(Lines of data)
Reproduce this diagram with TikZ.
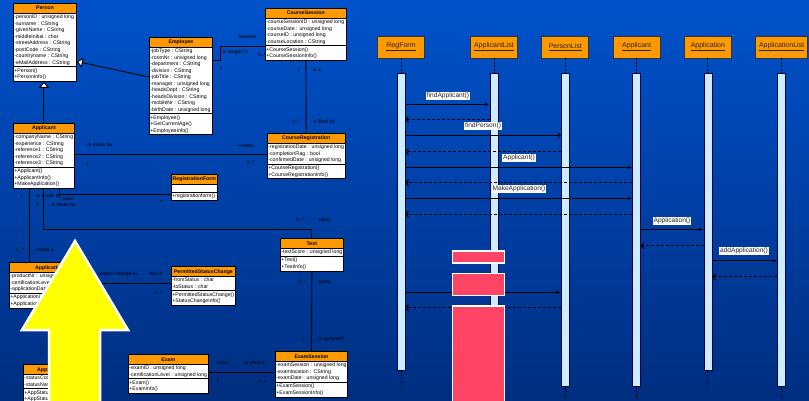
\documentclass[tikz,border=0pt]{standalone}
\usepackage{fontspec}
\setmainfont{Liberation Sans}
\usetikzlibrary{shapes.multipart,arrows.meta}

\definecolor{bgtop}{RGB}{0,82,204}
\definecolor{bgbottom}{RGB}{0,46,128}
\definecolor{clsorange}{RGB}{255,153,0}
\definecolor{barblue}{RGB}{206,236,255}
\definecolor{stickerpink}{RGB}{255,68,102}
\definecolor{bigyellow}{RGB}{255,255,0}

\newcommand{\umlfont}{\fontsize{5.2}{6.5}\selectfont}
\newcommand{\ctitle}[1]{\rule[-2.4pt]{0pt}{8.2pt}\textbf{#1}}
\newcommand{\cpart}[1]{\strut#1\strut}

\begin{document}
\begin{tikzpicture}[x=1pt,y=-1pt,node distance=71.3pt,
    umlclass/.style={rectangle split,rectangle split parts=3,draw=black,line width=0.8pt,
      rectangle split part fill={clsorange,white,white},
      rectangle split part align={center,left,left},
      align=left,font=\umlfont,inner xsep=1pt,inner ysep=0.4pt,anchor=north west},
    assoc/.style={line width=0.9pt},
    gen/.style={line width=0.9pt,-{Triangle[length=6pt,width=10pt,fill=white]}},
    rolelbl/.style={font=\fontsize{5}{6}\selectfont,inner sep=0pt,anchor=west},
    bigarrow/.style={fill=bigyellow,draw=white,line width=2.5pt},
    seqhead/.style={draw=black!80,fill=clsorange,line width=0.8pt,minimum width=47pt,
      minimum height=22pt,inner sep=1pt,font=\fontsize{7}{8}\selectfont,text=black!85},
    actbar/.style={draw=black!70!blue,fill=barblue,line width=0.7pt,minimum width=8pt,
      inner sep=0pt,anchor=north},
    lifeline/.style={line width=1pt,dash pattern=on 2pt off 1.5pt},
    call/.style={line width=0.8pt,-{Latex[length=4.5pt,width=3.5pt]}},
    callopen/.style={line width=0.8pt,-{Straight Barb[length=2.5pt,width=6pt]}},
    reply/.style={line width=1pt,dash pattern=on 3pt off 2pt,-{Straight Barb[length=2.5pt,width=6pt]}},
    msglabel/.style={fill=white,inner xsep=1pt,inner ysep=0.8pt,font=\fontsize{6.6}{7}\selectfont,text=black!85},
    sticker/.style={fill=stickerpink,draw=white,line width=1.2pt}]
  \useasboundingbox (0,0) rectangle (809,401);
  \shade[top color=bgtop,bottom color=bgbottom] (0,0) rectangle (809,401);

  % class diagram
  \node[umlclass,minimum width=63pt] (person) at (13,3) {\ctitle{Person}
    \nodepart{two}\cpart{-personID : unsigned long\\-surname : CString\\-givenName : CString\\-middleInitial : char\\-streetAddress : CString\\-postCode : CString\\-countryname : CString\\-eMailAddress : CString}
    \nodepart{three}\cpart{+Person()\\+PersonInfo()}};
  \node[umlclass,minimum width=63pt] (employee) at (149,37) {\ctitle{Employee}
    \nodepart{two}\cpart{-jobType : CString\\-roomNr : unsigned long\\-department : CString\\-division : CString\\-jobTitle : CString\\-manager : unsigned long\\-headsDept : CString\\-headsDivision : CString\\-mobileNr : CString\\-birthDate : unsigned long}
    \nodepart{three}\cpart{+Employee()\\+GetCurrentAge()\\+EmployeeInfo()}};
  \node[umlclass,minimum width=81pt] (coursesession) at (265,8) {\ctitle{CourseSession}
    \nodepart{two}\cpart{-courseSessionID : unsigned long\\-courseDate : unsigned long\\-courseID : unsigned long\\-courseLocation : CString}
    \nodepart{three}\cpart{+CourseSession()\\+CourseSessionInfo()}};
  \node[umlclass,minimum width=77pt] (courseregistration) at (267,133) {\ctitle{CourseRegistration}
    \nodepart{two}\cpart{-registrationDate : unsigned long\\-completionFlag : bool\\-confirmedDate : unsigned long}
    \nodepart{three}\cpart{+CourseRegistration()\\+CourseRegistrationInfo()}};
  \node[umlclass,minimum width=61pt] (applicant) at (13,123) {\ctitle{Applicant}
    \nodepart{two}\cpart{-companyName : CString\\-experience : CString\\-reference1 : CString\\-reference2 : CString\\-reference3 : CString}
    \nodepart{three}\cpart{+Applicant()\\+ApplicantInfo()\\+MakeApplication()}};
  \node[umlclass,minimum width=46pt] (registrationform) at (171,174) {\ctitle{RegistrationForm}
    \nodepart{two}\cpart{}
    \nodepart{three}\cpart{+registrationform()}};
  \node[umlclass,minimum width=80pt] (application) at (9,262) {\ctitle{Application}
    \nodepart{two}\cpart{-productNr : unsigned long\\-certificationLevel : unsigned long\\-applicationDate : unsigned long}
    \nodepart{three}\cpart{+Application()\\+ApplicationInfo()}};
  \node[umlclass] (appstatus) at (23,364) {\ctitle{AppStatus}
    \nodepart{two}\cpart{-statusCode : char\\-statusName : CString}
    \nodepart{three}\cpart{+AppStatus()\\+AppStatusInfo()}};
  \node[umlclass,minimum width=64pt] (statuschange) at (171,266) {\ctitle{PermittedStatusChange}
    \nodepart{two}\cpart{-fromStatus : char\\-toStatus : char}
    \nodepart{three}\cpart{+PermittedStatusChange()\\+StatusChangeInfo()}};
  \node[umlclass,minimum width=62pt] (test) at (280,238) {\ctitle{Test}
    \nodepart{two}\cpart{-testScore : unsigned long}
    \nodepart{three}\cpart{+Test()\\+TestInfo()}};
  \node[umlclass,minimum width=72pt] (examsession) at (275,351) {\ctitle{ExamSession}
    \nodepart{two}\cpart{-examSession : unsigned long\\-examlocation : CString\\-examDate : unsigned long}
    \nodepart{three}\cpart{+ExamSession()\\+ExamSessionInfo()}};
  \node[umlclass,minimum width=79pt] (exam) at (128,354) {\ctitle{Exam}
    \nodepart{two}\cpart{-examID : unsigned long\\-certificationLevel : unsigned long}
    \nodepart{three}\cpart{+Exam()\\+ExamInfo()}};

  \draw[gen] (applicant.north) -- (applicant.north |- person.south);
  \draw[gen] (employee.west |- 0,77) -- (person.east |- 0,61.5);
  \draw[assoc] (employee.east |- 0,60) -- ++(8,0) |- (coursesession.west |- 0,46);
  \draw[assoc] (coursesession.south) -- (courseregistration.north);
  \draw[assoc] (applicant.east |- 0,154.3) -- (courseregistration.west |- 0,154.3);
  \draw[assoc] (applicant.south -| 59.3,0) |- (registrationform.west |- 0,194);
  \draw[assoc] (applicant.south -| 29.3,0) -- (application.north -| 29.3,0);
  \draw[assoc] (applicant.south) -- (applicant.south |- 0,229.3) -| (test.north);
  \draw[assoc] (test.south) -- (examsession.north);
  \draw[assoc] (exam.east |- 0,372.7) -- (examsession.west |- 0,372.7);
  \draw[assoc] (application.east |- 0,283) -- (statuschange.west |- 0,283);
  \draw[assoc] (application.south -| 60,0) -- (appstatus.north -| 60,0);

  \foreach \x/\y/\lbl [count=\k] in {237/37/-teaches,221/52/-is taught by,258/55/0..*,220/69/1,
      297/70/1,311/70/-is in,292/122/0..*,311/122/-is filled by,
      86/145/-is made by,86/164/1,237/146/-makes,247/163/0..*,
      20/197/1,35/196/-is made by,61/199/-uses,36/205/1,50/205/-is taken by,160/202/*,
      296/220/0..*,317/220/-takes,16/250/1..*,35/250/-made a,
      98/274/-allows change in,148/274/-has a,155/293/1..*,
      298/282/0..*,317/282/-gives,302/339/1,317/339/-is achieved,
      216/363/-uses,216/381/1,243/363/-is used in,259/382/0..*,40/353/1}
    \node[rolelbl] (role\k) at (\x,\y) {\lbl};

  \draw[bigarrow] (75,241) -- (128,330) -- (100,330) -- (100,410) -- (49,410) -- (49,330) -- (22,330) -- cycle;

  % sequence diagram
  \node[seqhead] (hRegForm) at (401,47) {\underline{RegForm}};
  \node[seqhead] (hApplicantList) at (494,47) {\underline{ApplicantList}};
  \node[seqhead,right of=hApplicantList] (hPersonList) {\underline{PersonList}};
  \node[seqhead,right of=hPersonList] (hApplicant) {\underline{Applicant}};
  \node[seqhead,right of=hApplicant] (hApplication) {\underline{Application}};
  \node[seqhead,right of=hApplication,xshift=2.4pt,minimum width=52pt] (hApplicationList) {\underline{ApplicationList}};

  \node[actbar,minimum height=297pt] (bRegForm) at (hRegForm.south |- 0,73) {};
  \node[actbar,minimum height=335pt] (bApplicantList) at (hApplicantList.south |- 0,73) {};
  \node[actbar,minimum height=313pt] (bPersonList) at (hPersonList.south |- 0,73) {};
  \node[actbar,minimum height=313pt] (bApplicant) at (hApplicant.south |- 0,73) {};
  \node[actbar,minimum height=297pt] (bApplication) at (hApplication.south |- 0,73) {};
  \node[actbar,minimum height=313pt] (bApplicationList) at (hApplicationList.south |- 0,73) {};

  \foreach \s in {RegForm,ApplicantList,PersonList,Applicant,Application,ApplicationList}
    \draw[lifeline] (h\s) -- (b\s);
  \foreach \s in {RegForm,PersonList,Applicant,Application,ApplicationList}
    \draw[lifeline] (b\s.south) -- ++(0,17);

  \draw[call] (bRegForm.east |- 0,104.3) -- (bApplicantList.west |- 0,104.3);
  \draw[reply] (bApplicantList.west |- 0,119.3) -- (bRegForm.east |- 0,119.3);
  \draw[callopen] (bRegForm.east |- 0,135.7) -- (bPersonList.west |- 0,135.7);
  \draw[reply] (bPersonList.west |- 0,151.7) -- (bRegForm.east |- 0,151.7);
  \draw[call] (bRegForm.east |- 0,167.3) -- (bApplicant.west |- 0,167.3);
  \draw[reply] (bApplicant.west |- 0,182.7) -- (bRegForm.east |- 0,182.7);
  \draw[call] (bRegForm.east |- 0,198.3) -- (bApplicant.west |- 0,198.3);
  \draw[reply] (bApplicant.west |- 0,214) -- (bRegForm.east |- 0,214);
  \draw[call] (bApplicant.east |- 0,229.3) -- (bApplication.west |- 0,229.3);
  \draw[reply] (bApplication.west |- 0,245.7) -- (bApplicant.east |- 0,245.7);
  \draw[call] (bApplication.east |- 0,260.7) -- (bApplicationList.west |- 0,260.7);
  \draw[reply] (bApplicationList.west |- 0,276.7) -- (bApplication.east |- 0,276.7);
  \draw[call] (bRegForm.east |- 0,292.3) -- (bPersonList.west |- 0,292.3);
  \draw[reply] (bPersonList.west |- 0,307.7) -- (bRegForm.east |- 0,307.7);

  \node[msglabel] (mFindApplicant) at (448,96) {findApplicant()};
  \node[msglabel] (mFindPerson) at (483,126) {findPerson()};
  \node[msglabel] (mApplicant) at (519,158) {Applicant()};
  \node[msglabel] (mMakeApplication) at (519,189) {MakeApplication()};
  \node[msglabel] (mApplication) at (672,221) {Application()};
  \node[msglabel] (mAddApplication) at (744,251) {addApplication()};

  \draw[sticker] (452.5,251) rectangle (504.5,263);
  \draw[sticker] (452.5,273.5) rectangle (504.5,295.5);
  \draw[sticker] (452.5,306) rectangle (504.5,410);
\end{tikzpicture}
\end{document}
* * *
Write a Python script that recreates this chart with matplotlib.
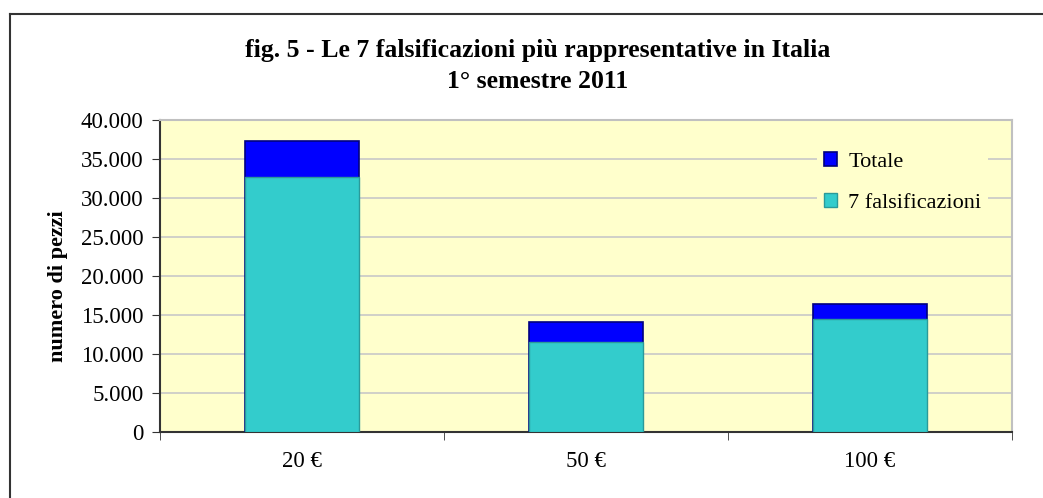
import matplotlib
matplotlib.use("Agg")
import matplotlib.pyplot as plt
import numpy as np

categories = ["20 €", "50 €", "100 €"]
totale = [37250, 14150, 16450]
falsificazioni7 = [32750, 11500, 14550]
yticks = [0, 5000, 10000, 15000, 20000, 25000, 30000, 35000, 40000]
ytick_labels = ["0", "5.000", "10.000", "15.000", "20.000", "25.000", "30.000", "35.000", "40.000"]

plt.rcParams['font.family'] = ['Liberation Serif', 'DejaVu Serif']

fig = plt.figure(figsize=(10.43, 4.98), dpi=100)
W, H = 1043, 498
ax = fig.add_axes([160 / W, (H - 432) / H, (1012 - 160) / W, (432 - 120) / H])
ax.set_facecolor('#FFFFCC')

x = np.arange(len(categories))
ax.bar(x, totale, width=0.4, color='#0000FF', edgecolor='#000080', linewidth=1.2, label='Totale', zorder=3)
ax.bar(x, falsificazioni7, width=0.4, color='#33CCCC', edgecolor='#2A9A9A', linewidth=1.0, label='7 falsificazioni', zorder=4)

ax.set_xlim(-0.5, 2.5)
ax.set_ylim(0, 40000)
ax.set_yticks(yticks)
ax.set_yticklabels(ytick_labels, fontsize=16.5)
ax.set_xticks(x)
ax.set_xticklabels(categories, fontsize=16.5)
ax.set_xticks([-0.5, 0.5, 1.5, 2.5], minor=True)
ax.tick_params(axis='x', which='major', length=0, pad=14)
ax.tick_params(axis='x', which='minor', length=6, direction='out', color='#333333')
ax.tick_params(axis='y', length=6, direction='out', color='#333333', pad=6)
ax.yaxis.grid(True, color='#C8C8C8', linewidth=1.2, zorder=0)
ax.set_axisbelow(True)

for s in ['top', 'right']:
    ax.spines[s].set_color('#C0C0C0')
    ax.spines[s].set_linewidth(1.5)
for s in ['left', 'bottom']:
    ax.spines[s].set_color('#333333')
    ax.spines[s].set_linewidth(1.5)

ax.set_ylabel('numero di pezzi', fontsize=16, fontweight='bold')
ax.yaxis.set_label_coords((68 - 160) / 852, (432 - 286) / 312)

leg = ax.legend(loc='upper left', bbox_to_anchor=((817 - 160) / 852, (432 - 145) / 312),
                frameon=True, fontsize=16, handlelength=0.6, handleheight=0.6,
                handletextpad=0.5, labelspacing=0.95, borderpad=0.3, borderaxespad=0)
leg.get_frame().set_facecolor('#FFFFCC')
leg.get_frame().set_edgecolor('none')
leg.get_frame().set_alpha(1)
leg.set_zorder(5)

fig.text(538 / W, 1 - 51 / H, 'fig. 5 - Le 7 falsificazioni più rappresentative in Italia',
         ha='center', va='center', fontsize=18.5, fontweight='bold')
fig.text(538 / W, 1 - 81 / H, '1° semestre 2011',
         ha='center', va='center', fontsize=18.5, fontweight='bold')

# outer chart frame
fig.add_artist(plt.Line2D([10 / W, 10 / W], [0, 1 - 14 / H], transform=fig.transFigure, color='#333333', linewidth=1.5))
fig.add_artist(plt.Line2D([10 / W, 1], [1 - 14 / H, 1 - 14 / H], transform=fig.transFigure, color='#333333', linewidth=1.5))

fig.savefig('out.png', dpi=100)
...
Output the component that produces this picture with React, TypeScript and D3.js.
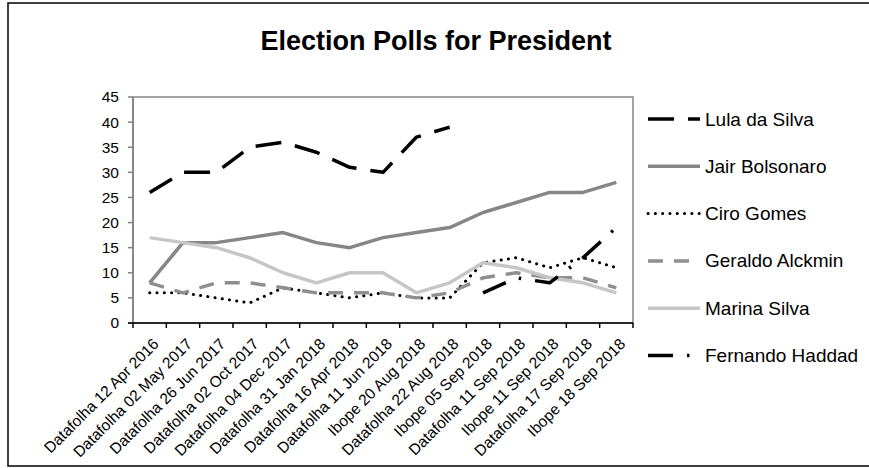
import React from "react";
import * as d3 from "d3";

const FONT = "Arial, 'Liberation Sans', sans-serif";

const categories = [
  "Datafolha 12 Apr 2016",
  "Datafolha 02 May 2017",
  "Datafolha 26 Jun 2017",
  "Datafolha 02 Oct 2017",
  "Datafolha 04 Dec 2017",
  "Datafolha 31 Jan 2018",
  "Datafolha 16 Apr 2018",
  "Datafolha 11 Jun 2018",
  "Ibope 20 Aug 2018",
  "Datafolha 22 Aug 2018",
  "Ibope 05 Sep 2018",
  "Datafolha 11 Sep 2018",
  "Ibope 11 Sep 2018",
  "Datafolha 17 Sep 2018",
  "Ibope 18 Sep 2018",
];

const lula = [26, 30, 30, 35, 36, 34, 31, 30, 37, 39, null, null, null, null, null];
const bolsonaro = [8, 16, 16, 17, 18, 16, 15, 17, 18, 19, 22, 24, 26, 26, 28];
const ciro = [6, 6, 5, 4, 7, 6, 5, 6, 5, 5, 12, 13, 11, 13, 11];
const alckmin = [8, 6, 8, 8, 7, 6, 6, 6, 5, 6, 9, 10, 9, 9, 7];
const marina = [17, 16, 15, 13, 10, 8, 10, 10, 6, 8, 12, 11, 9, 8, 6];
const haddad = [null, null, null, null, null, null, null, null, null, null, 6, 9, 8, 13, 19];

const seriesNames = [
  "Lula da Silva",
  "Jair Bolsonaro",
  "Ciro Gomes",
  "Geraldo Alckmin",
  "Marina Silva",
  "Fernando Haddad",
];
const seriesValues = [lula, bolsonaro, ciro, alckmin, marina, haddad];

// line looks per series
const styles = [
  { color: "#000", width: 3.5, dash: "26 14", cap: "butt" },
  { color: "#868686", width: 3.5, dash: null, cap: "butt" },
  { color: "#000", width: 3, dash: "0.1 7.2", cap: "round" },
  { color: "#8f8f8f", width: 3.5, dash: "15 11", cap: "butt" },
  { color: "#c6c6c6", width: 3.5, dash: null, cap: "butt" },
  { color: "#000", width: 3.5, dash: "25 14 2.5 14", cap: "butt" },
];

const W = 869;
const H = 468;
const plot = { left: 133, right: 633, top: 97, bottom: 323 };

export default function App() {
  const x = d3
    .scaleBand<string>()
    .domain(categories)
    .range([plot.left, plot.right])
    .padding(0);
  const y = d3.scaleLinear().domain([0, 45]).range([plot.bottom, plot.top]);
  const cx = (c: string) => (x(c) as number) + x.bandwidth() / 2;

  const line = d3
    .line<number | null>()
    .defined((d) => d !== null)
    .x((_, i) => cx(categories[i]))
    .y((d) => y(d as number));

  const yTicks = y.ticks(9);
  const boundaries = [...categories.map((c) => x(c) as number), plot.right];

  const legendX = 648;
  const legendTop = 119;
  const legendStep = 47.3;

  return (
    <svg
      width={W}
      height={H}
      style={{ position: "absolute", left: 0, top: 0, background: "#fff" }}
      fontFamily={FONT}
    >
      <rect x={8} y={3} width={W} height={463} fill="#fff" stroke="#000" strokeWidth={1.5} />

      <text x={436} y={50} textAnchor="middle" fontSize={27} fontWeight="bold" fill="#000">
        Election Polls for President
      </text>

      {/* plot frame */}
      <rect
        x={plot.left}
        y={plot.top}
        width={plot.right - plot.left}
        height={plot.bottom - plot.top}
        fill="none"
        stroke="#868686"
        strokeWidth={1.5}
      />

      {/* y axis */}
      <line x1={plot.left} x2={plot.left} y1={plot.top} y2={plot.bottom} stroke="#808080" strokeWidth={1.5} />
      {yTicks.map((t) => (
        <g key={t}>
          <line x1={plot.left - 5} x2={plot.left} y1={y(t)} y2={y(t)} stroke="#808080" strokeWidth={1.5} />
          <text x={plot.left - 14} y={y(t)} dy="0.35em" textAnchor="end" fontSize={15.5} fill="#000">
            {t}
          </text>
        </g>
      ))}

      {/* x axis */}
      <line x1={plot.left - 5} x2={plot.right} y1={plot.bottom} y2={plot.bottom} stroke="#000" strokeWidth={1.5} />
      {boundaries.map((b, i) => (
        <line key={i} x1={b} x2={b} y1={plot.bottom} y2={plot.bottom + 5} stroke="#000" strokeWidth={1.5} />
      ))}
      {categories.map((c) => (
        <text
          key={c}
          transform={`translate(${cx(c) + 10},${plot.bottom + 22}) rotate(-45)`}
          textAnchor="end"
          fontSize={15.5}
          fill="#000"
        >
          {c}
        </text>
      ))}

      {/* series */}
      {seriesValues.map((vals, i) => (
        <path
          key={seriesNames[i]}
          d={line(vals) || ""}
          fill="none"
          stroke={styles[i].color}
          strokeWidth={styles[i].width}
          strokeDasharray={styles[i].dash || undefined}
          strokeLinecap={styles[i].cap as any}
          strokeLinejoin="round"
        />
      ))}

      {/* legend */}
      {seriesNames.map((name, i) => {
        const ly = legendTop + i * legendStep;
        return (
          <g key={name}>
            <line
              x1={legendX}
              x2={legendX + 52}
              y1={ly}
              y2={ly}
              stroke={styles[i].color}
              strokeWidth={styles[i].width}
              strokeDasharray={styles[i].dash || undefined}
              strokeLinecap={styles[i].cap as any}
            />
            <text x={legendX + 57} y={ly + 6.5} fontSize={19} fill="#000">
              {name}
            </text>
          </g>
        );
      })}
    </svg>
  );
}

#### Do this
Go through the entries above and pull out each line with "chart" in it.

#### Solution for this exercise
Write a Python script that recreates this chart with matplotlib.
# outer chart frame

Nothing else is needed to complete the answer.